The cash component will come from a £860m loan from WestLB, the German investment bank. Analysts estimate Granada's £2bn debt will be cut by £540m. Mr Mavity would not put a figure on how many overlapping stores would close, or how many jobs would go.

"We haven't even decided which head office to close yet. There'll be some job losses in the short term but we'd expect to create jobs in the longer term. The shops that close won't necessarily contain the jobs that go. The two companies have cut 5,000 jobs from 15,000in the last five years, so this isn't about starting job losses but stopping them," he said. While Mr Mavity said the rental and purchase markets should be considered together, he maintained that the rental proposition differentiated Box Clever from Dixons and Comet.

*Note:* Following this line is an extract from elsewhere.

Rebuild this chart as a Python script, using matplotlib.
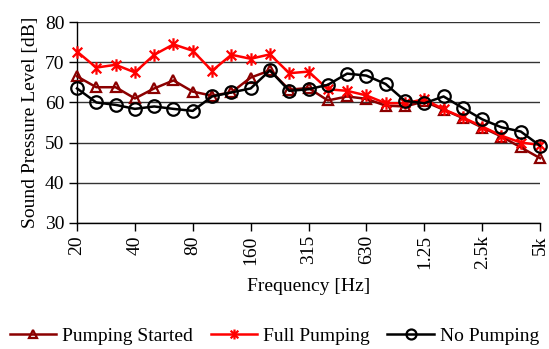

"We want to make rental sexy to the customer. People are being tempted back into rental because they want the latest digital technology but they don't want to commit to spending a lot of money on something which could be out of date in six months. They also want service," Mr Mavity said. He conceded the venture would have thin margins and said it would make money by having a large number of long-standing customers. Box Clever will replace rented equipment every two years, and has also promised not to raise rental charges on televisions hired before the deal is completed.

The deal comes as Granada reasseses strategy for its media assets following the proposed merger of Carlton Communications and United News & Media. "Granada may be inclined not to kick up a fuss over the Carlton deal if it's allowed to treat the rental market and the retail market as the same thing," said Paribas' Mr Reed.

A Granada spokesman yesterday said that Granada was looking at opportunities in international contract catering. Mr Mavity said it was too early to talk about whether Box Clever would eventually be floated off.

Granada shares closed 21.5p higher at 622.5p yesterday, while Dixons closed down 36p at 1244p and Kingfisher ended up 13.5p at 622p.